The Lewis & Clark County Sheriff’s Office on Thursday released pictures of the suspicious item found at Rossiter Elementary on Tuesday that caused a school evacuation, and explained their response.
Early Tuesday morning law enforcement were called to Rossiter after a staff member found a suspicious-looking plastic bottle wrapped in black tape with nuts and washers on the campus play-ground. Students were evacuated, streets were shut down, and a news release was sent out, in which the public was told that an improvised explosive device had detonated. In addition, schools
in and around Great Falls
were briefly ordered to implement "shelter in place" status as police officers and Sheriff's deputies performed sweeps to ensure there were no threats.

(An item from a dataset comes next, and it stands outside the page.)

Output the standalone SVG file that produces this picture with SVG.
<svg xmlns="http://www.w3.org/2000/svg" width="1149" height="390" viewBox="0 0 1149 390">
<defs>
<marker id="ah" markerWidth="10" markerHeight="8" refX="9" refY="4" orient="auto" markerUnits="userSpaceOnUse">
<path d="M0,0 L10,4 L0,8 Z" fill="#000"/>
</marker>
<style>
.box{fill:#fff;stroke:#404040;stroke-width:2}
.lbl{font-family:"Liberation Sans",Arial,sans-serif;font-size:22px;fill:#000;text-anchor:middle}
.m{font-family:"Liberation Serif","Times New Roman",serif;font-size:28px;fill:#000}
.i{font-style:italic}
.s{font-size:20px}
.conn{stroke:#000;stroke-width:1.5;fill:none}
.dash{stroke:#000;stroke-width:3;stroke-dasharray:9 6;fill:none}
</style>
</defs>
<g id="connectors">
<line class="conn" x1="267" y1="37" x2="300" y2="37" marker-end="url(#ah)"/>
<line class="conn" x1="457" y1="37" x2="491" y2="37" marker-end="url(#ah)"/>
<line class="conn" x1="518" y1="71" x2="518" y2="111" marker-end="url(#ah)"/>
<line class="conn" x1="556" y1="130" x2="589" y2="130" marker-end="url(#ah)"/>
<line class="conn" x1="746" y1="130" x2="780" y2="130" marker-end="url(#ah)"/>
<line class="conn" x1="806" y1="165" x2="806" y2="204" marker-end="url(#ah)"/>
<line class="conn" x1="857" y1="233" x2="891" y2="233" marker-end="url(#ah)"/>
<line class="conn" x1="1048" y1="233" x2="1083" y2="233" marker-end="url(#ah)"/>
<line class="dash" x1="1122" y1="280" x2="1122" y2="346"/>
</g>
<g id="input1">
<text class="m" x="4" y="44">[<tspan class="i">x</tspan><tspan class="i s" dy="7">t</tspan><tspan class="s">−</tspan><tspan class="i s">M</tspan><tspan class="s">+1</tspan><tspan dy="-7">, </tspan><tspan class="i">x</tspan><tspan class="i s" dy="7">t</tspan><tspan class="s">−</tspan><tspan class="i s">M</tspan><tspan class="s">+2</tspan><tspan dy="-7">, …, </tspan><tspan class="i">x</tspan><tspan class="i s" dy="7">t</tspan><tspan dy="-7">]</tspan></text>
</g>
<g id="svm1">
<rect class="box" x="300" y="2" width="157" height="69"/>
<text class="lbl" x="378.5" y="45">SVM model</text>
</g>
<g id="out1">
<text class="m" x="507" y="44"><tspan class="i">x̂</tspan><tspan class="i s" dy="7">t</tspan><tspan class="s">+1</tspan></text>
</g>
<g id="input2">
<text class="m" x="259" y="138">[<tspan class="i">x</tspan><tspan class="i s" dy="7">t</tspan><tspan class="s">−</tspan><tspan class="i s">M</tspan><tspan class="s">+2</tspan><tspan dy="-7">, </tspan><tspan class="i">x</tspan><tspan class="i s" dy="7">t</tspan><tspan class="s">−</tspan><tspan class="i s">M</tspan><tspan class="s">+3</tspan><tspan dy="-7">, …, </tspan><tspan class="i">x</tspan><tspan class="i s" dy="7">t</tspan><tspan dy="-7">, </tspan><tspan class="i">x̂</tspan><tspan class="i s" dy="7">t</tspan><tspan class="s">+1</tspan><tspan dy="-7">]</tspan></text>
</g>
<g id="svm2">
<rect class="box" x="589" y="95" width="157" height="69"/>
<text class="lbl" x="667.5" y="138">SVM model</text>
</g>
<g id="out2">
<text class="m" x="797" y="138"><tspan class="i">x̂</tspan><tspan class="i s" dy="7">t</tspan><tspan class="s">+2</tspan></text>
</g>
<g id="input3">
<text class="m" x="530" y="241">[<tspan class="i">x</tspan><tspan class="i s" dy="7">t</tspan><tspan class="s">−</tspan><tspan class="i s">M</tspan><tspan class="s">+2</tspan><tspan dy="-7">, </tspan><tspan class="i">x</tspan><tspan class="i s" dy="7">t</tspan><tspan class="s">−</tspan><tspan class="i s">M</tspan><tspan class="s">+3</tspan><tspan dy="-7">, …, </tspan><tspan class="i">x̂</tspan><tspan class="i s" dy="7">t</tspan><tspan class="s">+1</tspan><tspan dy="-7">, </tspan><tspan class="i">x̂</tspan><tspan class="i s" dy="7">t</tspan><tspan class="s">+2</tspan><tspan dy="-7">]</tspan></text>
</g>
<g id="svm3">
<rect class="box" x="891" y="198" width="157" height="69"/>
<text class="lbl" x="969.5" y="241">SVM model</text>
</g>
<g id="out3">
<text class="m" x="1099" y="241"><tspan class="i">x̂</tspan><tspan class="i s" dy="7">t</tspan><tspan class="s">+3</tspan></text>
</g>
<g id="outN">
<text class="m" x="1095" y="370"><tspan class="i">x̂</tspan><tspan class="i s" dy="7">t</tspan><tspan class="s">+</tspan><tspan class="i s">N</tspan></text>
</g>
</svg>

"If I could go back, I wouldn't use the word 'IED,'" said Sheriff/Coroner Leo Dutton. “I would have said, ‘We found a device.’” Dutton told MTN News that he recognizes the public was alarmed by the use of the word and there’s information he could have relayed differently.

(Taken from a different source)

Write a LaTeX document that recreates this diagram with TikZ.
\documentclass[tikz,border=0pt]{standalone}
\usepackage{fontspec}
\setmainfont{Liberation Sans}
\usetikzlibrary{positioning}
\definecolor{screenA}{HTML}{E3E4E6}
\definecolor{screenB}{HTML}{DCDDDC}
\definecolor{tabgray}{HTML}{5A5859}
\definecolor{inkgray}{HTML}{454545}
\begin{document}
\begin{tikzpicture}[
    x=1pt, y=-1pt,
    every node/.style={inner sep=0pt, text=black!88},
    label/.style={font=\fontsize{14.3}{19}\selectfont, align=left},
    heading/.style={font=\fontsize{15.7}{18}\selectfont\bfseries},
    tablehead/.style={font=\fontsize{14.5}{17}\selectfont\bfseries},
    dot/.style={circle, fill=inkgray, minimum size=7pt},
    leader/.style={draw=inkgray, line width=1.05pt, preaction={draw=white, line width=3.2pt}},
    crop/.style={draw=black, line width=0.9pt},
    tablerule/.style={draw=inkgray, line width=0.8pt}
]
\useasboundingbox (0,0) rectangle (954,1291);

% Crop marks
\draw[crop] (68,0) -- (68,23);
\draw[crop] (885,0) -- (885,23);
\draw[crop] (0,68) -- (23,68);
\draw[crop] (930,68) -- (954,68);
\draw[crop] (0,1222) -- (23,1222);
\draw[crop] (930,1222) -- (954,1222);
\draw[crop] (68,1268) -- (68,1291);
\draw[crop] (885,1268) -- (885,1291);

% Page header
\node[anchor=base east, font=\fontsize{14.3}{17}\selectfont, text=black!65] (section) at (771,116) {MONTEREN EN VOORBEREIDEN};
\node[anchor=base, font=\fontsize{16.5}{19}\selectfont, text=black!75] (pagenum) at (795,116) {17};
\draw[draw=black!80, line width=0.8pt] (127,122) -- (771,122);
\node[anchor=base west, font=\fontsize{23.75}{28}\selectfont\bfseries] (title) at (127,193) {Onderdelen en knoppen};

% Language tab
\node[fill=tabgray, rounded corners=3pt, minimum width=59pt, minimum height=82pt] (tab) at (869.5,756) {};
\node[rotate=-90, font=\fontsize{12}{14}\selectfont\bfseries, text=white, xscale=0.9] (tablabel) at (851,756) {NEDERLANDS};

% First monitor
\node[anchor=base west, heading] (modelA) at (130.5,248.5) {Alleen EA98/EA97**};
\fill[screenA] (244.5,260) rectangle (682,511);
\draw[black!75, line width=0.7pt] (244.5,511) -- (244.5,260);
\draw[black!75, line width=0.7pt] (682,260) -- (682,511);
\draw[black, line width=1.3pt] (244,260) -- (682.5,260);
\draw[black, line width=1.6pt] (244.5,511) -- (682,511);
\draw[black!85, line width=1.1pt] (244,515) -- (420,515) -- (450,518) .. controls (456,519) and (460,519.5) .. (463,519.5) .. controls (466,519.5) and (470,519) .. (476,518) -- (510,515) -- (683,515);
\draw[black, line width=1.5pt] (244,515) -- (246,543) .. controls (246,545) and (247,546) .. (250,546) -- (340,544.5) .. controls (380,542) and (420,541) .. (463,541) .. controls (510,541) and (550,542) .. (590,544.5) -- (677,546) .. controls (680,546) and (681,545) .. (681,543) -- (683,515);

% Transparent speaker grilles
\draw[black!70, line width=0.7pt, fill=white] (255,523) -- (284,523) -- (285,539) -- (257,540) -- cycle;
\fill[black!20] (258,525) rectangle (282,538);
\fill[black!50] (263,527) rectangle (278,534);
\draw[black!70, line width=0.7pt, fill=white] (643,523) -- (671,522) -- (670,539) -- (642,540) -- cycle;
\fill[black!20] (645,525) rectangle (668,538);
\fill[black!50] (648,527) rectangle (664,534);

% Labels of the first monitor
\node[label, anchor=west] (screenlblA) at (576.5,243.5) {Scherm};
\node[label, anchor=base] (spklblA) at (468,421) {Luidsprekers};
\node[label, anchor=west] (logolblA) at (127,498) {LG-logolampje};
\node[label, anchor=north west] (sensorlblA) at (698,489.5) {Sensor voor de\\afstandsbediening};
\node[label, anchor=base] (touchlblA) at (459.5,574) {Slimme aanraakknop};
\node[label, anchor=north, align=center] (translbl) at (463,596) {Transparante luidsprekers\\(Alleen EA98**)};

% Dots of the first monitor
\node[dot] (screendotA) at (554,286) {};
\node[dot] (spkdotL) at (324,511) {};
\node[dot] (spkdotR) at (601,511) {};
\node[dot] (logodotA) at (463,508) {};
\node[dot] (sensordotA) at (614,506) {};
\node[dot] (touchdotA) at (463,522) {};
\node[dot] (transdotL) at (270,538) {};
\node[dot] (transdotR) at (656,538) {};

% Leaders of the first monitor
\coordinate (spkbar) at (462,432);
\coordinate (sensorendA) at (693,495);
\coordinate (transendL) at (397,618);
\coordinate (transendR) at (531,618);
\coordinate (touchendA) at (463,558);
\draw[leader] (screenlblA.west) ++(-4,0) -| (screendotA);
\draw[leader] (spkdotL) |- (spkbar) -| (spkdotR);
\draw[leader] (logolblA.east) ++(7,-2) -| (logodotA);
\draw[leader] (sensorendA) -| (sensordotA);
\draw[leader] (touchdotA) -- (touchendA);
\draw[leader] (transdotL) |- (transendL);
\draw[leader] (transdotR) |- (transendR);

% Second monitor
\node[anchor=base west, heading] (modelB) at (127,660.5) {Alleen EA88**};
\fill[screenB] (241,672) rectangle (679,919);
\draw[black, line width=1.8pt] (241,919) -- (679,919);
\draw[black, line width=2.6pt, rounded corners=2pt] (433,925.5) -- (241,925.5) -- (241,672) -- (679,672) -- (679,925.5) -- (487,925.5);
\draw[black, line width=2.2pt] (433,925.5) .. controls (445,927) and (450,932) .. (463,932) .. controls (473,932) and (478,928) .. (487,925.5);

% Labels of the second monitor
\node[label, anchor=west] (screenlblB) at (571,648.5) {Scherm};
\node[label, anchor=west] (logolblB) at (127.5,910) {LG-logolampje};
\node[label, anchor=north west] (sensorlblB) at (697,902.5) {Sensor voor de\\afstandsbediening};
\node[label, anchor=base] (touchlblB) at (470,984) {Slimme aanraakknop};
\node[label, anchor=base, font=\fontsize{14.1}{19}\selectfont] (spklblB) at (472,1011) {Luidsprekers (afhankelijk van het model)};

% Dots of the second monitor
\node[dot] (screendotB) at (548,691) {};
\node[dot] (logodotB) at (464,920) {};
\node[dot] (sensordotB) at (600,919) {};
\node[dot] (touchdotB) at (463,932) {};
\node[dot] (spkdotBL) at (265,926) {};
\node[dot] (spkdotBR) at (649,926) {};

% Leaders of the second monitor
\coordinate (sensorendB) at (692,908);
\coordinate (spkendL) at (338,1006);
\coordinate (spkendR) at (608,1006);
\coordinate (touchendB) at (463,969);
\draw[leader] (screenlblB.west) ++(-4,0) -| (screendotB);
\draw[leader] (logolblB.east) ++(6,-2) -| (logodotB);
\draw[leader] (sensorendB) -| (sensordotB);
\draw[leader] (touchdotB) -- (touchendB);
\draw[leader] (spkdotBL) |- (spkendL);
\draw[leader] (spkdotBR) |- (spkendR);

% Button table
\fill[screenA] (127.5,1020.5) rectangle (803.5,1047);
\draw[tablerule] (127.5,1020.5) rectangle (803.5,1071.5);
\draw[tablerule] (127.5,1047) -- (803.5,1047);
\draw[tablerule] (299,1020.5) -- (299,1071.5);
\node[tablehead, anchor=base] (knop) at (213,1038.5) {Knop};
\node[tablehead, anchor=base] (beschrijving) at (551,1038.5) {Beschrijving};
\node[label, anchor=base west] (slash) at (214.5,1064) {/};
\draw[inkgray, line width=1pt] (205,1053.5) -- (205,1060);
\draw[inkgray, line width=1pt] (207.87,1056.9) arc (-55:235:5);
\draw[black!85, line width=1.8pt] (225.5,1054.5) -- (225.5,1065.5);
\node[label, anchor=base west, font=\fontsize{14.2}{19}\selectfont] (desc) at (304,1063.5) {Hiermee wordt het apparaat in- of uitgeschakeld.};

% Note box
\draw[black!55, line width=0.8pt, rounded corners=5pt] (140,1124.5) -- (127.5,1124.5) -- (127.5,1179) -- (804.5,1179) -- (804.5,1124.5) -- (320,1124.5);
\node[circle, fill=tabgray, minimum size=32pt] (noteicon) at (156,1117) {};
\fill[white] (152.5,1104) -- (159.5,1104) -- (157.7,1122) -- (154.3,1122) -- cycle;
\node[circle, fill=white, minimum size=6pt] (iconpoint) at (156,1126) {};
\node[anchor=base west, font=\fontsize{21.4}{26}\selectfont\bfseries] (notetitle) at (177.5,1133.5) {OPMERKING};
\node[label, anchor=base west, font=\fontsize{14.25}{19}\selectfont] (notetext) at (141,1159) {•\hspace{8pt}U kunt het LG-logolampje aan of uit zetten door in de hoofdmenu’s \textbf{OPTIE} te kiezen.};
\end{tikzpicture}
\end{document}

"The deputy that responded is a veteran, I know him, he looked at it and it matched the criteria of which he has seen overseas: a bottle with tape around it with nuts and bolts scattered in a long debris field," said Dutton. “I still trust all of the deputies, but I am going to think about those words.”

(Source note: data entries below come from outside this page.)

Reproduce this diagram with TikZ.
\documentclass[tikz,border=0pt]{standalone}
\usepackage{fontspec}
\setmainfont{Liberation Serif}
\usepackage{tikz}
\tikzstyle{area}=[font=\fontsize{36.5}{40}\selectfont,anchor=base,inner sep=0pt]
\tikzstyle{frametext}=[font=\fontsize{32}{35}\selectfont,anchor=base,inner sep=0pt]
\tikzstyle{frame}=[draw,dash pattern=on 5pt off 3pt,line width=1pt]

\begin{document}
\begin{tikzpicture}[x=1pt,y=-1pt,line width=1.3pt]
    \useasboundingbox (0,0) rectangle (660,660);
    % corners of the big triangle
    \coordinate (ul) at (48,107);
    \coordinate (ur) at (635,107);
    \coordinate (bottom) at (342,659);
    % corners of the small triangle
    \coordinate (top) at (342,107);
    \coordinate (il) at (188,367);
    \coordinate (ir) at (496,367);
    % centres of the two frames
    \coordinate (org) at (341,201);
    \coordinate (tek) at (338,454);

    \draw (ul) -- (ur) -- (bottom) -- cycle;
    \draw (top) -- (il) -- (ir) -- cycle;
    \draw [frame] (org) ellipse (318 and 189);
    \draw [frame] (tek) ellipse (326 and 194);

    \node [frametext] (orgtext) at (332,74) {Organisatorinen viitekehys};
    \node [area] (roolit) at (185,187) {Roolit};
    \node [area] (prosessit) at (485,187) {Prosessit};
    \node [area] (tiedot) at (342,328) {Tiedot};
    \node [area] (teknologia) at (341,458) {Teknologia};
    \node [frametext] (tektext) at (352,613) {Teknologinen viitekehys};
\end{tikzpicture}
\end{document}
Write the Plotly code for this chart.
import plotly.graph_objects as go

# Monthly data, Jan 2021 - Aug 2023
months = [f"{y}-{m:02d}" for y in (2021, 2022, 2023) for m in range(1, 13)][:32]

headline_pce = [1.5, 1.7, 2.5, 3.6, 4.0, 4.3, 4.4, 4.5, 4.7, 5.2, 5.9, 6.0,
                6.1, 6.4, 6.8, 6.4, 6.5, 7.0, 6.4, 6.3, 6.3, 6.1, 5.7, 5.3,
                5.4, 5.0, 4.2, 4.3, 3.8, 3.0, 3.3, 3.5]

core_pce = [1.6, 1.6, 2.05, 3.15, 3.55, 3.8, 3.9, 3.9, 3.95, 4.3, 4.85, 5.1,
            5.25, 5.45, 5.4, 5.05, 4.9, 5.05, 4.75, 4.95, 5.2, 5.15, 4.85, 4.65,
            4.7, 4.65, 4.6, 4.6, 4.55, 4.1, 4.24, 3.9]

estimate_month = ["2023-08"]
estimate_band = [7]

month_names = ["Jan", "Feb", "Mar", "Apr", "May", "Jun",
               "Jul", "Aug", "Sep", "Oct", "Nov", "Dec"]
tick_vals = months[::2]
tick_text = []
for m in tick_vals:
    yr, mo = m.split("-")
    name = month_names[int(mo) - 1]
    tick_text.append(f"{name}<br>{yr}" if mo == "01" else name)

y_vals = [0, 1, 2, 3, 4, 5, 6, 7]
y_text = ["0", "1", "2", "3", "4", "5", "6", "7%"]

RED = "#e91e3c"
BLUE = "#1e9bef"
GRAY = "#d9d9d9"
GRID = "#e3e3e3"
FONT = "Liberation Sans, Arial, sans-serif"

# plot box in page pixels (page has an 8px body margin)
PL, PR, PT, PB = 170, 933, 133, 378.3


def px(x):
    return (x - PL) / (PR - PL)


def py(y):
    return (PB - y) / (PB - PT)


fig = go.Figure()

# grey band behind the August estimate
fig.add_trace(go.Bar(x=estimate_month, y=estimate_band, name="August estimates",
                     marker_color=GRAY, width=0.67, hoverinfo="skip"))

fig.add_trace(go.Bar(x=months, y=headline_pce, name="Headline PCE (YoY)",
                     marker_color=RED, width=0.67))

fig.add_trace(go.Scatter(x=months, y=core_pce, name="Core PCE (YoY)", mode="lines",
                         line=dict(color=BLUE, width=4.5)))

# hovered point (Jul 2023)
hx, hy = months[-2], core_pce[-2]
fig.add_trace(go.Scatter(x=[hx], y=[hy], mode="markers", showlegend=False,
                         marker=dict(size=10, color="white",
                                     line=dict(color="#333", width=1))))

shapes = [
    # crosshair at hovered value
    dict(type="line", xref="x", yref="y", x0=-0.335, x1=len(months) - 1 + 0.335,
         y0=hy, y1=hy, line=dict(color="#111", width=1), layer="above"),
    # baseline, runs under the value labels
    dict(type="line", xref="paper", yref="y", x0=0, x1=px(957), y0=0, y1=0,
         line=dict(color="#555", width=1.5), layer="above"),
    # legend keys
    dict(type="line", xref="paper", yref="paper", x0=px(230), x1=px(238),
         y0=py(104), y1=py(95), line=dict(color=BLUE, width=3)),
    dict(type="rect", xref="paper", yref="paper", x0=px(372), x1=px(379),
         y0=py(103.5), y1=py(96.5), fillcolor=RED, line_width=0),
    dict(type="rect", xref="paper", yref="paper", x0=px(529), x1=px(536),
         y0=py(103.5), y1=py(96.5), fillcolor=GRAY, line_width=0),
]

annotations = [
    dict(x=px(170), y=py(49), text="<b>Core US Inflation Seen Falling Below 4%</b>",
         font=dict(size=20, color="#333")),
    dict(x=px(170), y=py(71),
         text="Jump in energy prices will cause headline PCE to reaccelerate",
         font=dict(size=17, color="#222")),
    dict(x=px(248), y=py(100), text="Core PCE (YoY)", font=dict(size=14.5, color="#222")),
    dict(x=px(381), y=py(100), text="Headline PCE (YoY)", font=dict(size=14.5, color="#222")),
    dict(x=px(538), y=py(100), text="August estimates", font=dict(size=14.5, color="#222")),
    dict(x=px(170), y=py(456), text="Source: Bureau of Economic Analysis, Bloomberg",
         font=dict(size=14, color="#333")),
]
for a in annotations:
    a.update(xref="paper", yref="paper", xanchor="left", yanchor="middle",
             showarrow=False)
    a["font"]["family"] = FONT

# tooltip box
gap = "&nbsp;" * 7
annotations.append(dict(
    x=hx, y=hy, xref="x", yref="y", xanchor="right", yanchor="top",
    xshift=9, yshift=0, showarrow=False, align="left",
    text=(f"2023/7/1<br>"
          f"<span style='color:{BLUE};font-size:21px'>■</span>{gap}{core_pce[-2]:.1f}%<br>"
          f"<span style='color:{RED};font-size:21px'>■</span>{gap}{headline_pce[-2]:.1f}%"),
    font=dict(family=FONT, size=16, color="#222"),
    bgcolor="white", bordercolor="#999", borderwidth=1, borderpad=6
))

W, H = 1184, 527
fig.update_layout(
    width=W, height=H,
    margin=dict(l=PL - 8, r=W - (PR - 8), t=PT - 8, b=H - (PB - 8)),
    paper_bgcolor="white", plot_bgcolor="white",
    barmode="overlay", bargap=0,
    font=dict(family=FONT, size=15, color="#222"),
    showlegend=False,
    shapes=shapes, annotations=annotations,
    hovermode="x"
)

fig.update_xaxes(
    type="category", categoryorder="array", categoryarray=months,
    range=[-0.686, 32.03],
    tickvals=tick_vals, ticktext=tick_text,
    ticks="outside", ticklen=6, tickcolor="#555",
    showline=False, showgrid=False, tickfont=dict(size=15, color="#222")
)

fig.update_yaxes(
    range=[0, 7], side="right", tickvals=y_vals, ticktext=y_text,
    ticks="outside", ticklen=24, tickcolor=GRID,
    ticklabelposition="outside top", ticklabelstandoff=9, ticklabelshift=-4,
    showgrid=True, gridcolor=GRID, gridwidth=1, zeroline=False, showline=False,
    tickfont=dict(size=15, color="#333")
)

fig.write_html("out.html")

The announcement of the object being an "IED" and that it had detonated was made in a news release from the county and posted on county Facebook pages at around 9:30 a.m. on Tuesday.
Five hours later, law enforcement had a much better understanding of what the item truly was, and what had unfolded that led to the bottle being placed where it was found. The bottle had been moved to the school from a nearby construction site earlier by an individual with no malicious intent. “We saw video and still pictures that apparently earlier in the morning that bottle was upright such as described earlier, that a young man tried to kick a field goal with it," said Dutton
When the boy kicked the bottle its contents "sprayed" out leading officers to believe it had "detonated.”
"I had no choice, knowing what I knew then versus what we know now totally different decisions, only thing I would change is how I said it," said Dutton. “It’s my fault and my issue. My issue to correct. From this point on I will be withholding information until I can verify fully.”
Dutton said he wants the public to know the thought process that went through the calls that he made, and at the end of the day the safety of people will always come first. “I hope people know that in law enforcement you have to make a snap decision in three seconds or less,” said Dutton.
Every year LCSO responds to dozens of calls about potential explosive devices. Those calls have included “sparkler bombs” in mailboxes and even pipe bombs.
"We have a robot and an ability to x-ray on scene and they have chemical tests they can do right there - [in this case] there was no explosive material or anything like that," said Dutton.
Dutton said he’s proud of how well the students and staff at Rossiter handled the situation. Dutton also told MTN News that he plans on meeting with Superintendent of Schools Tyler Ream to set up a better communication plan between the schools and local law enforcement.
Dutton wants to start a one-call system, so everyone is on the same page as quickly as possible in case of emergencies.